Saya melihat, apa yang disampaikan Nietzsche sebenarnya adalah sebuah kritik terhadap agama (khususnya gereja di masa itu) yang gagal menfasilitasi perjumapaan antara manusia dengan sang Pencipta. Agama menjadi tempat persembunyian bagi orang-orang yang “kalah”. Mereka yang tak lagi sanggup bertempur di medan kehidupan bersembunyi dibalik pengabsolutan dogma dengan mengklaim diri sebagai “pemilik surga”. Konsep-konsep dualistic dalam agama, benar-salah, surga-neraka, halal-haram, kemudian dimanfaatkan segelintir elit untuk meraih kekuasaan. Agama kehilangan kesuciannya dan berubah menjadi idelogi dan melahirkan ketidakadilan.

Nietzsche menawarkan konsep  Übermensch  sebagai tujuan hidup manusia.  Übermensch  merupakan cara pandang baru dalam melihat diri sendiri. bagaimana kita menemuka nilai dalam diri kita  tanpa harus berpaling dunia.  Bagi saya,  Übermensch  mengajak manusia melihat diri sendiri secara jujur, membebaskan kehendak diri untuk berkuasa. Membebaskan diri dari kemunafikan yang terbungkus dalam baju agama.  Atas pemikirannya itu, Nietzsche dicap sebagai atheis gila.

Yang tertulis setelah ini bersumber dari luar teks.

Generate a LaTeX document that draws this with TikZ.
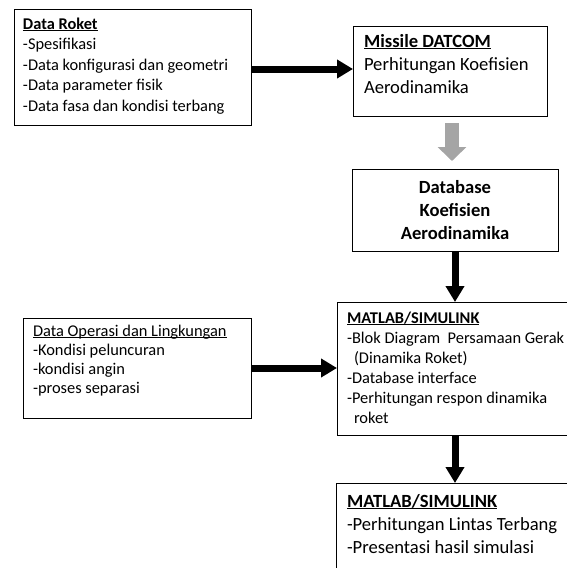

 Nikita Mirzani, dalam perpektif saya, merupakan sosok  Übermensch di era millennial. Nikita berani membebasakan diri apa adanya. Nikita memilih maju bertempur, menolak tunduk pada kemunafikan. Nikita mampu membebasakan dirinya melampaui benar dan salah.  Perkataannya yang kontroversial menjadi suara kenabian yang dengan lantang melawan dominasi kelompok conservative. Suara yang mewakili sejuta suara yang bungkam termajinalkan.  Sebagai gay, saya lelah dihakimi sebagai pendosa. Distigma, sebagai calon kuat penghuni neraka. Suara Nikita, adalah suara orang-orang yang sudah muak dengan politik idenitas. Populisme di negeri ini telah mencapai pada titik yang sangat menjenuhkan.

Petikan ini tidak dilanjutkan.